[FRIAM] Rare Earth

steve smith sasmyth at swcp.com
Thu Jan 30 11:52:17 EST 2025


I always assumed that the chirality asymmetry of organic molecules on 
earth was a simple feedback loop or the "sensitive dependence on initial 
conditions" of a complex adaptive system (biosphere).   I've heard (but 
not parsed fully) similar arguments about matter/anti-matter?  Or like 
the Highlander Franchise "there can be only one!" (chirality).

Is the chirality dystopian vision more like "grey goo" or a 
protein-molecule "kessler syndrome" scenario from my pantheon/quiver of 
existential threats?

One of my never-to-be-realized novels would be titled /"We Shall Know 
our Chirality"/.

this is a nod to Egger's 2002 "We Shall Know our Velocity", a bit of an 
absurdist "road novel" vaguely relevant to Pirsig's earlier "Motorcycle" 
one.

I did not remember (or know) that Egger's took the theme even further in 
his 2013 "The Circle" novel which became a movie (2017) by the same 
name.   A dystopian story painfully apropos of the moment prophecying 
(sp?) the various parodies and paradoxes of "complete knowledge" and 
"whatever I say means what I want it to mean" (paraphrase of virtually 
every Right Wing figure today). Also shared with "follow the science" 
mantras.

FWiW GPT 4o mini believes/hallucinates thus:

    The phrase *"We shall know our velocities"* comes from *Mark
    Twain*’s novel */The Adventures of Huckleberry Finn/ (1884)*. It is
    part of a speech made by *The Duke* in the book, where he is talking
    about his plans to make money by deceiving people.

    The full quote goes:

    *"We shall know our velocities, and we shall know how fast we are
    going, and how far, and where we are going."*

    It is often interpreted as Twain's satirical commentary on the human
    tendency to overthink or complicate matters. Twain is not only
    mocking the characters in the novel who are trying to calculate or
    control things that are uncontrollable but also commenting on the
    absurdity of putting too much emphasis on knowledge or control over
    something that doesn't need to be calculated in such a manner.
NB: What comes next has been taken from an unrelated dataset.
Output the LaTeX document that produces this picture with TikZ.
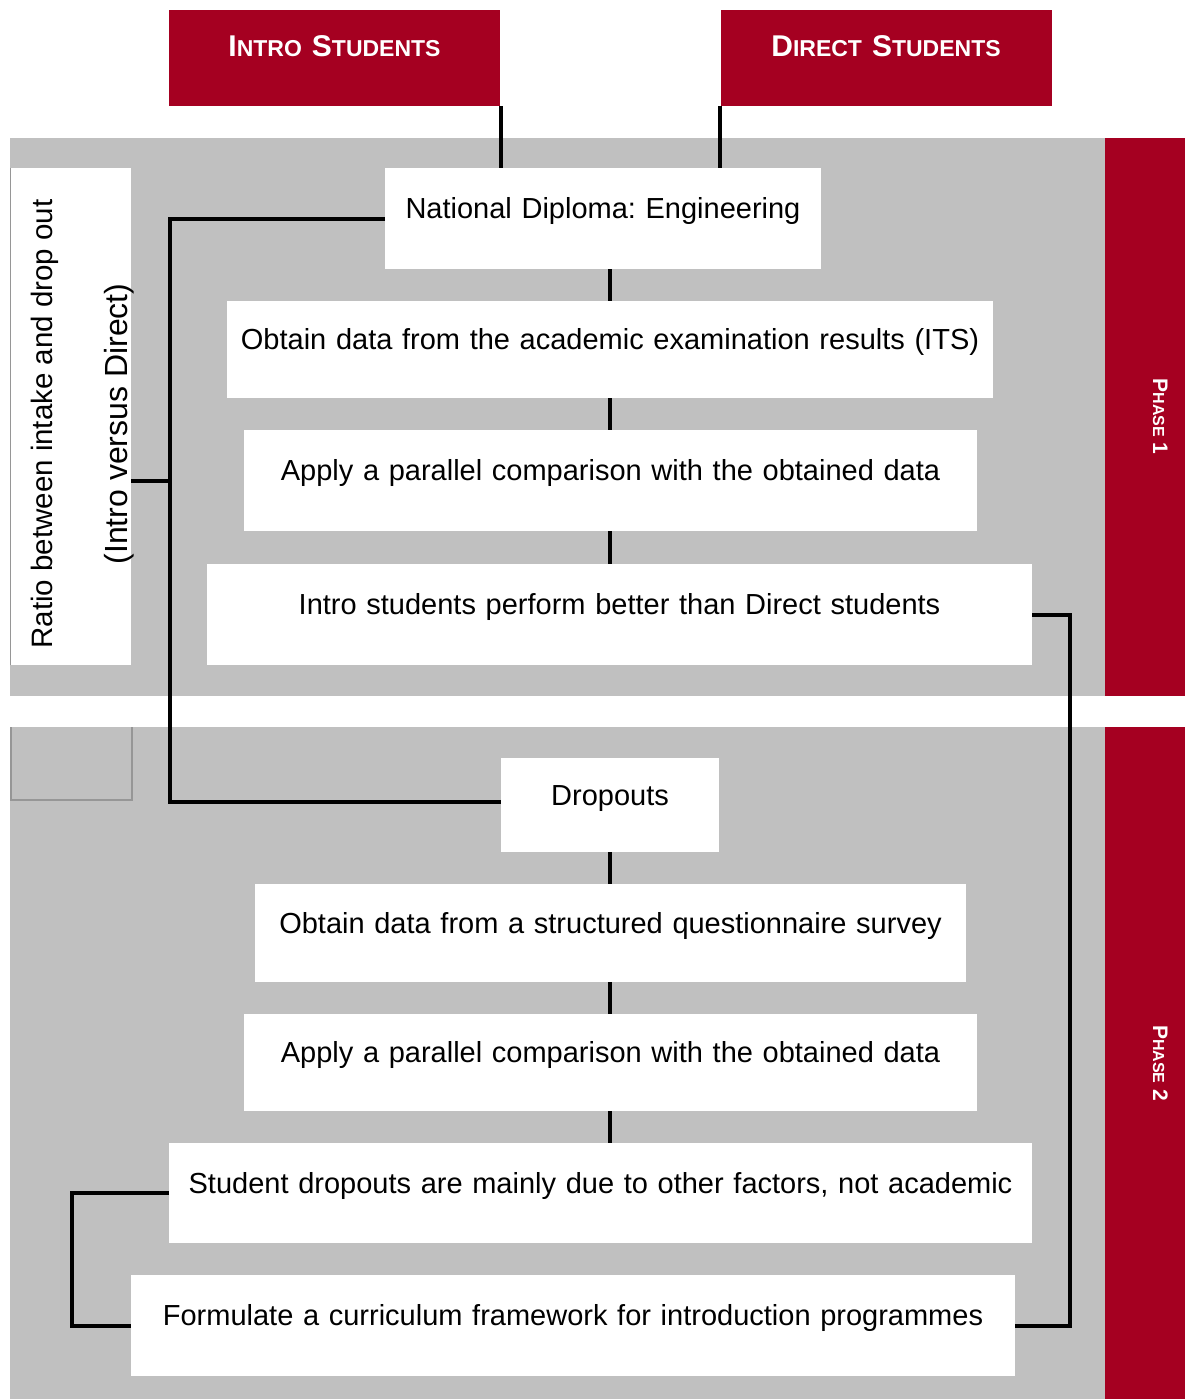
\documentclass[tikz,border=0pt]{standalone}
\usepackage{fontspec}
\setmainfont{Liberation Sans}
\frenchspacing
\definecolor{unired}{RGB}{165,0,33}
\definecolor{panelgray}{RGB}{192,192,192}
\definecolor{edgegray}{RGB}{150,150,150}
\newcommand\capsword[2]{{\fontsize{30}{36}\selectfont #1}{\fontsize{23}{28}\selectfont #2}}
\begin{document}
\begin{tikzpicture}[x=1pt,y=-1pt,
  stepbox/.style n args={3}{fill=white, inner sep=0pt, text width=#1, align=center,
    text height=#2, text depth=#3, font=\fontsize{29}{35}\selectfont},
  headbox/.style={fill=unired, text=white, inner sep=0pt, text width=331pt, align=center,
    text height=47pt, text depth=49pt, font=\bfseries\fontsize{30}{36}\selectfont},
  phaselabel/.style={text=white, inner sep=0pt, rotate=-90, anchor=base,
    font=\bfseries\fontsize{21}{25}\selectfont},
  sidelabel/.style={inner sep=0pt, rotate=90, anchor=base},
  link/.style={line width=4pt, draw=black, line join=miter}]
\useasboundingbox (0,0) rectangle (1185,1399);

% panels and phase bands
\fill[panelgray] (10,138) rectangle (1105,696);
\fill[panelgray] (10,727) rectangle (1105,1399);
\fill[unired] (1105,138) rectangle (1185,696);
\fill[unired] (1105,727) rectangle (1185,1399);
\node[phaselabel] (ph1) at (1153,416.5) {P{\fontsize{16}{19}\selectfont HASE} 1};
\node[phaselabel] (ph2) at (1153,1063) {P{\fontsize{16}{19}\selectfont HASE} 2};

% header boxes
\node[headbox] (intro) at (334.5,58) {\capsword{I}{NTRO} \capsword{S}{TUDENTS}};
\node[headbox] (direct) at (886,58) {\capsword{D}{IRECT} \capsword{S}{TUDENTS}};

% side label box
\node[fill=white, inner sep=0pt, minimum width=120pt, minimum height=497pt] (ratiobox) at (71,416.5) {};
\draw[edgegray, line width=1.2pt] (ratiobox.north west) -- (ratiobox.south west);
\node[sidelabel, font=\fontsize{29.5}{35}\selectfont] (ratio1) at (52,424) {Ratio between intake and drop out};
\node[sidelabel, font=\fontsize{32}{38}\selectfont] (ratio2) at (127,424) {(Intro versus Direct)};
\draw[edgegray, line width=1.2pt] (11,727) |- (132,800) -- (132,727);

% phase 1 steps
\node[stepbox={436pt}{50.5pt}{50.5pt}] (nd) at (603,218.5) {National Diploma: Engineering};
\node[stepbox={766pt}{48.5pt}{48.5pt}] (its) at (610,349.5) {Obtain data from the academic examination results (ITS)};
\node[stepbox={733pt}{50.5pt}{50.5pt}] (cmp1) at (610.5,480.5) {Apply a parallel comparison with the obtained data};
\node[stepbox={825pt}{50.5pt}{50.5pt}] (better) at (619.5,614.5) {Intro students perform better than Direct students};

% phase 2 steps
\node[stepbox={218pt}{47pt}{47pt}] (drop) at (610,805) {Dropouts};
\node[stepbox={711pt}{49pt}{49pt}] (quest) at (610.5,933) {Obtain data from a structured questionnaire survey};
\node[stepbox={733pt}{48.5pt}{48.5pt}] (cmp2) at (610.5,1062.5) {Apply a parallel comparison with the obtained data};
\node[stepbox={863pt}{50pt}{50pt}] (factors) at (600.5,1193) {Student dropouts are mainly due to other factors, not academic};
\node[stepbox={884pt}{50.5pt}{50.5pt}] (frame) at (573,1325.5) {Formulate a curriculum framework for introduction programmes};

% connectors
\draw[link] ([xshift=1pt]intro.south east) -- ([xshift=1pt]intro.south east |- nd.north);
\draw[link] (direct.south west) -- (direct.south west |- nd.north);
\draw[link] (its.north) -- (its.north |- nd.south);
\draw[link] (its.south) -- (its.south |- cmp1.north);
\draw[link] (its.south |- cmp1.south) -- (its.south |- better.north);
\draw[link] (drop.south) -- (drop.south |- quest.north);
\draw[link] (drop.south |- quest.south) -- (drop.south |- cmp2.north);
\draw[link] (drop.south |- cmp2.south) -- (drop.south |- factors.north);

\coordinate (lx) at (170,481);
\coordinate (rx) at (1070,614);
\coordinate (bx) at (72,1193);
\coordinate (dropin) at ([yshift=3pt]drop.west);
\draw[link] (nd.west) -| (lx |- dropin) -- (dropin);
\draw[link] (ratiobox.east |- lx) -- (lx);
\draw[link] (better.east) -| (rx |- frame.east) -- (frame.east);
\draw[link] (factors.west) -| (bx |- frame.west) -- (frame.west);
\end{tikzpicture}
\end{document}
I say "hallucinates" because upon searching the text of Huckelberry Finn 
I find no such quote (or even a reference to "velocities" or 
"velocity".    I *was* just asking GPT to help me find/recognize the 
*previous* quote from Clemens/Twain regarding "reading the news two 
weeks late"... so I think GPTs eagerness to please me maybe sent it that 
way?

Others have suggested that soon all original reference material will be 
buried by recursive hallucinations of LLMs quoting the output of LLMs, 
etc.   I was skeptical when this was first mentioned, I'm now feeling 
like I might be living it?

Bah!

  - Steve

Back to perseverating on Capitol Hill/DC events.  Do we think Hegseth 
was on the chopper that hit the passenger jet?  A last romantic flight 
with his next ex-wife, the female combat pilot just before he drums her 
out of the military (but before he discovers she is Trans)?

On 1/30/25 8:18 AM, glen wrote:
>
> Asteroid fragments upend theory of how life on Earth bloomed
> https://www.nature.com/articles/d41586-025-00264-3
> "Glavin is most perplexed by the discovery of an equal mixture of 
> left-handed and right-handed amino acids on Bennu. He, like many 
> scientists, had thought that organic molecules from primordial 
> asteroids would have had the same left-handed dominance as those from 
> life on Earth. Now, researchers have to go back to the drawing board 
> to understand how life might have been seeded on Earth."
>
> I remember but now can't find a recent article about how dangerous 
> right-handed molecules are to life on earth. Peter Ward's book gifted 
> me some rhetoric for a basic belief I'd held for awhile. Renee' 
> believes in (complex) extraterrestrials. I don't, at least within some 
> observation window (i.e. maybe they're out there but we'll never meet 
> them). But it's completely reasonable that life emerged all over the 
> universe. It's just difficult for me to imagine it (life) jumping 
> through all these gen-phen ratchets.
>
> There must be a sci-fi novel out there where some cluster (alive or 
> not) of right-handed molecules lands on earth and eats away at the 
> biosphere. I can see 2 basic outcomes: 1. death or 2. chirality 
> co-evolution (including where 1 or the other wins out in the "end").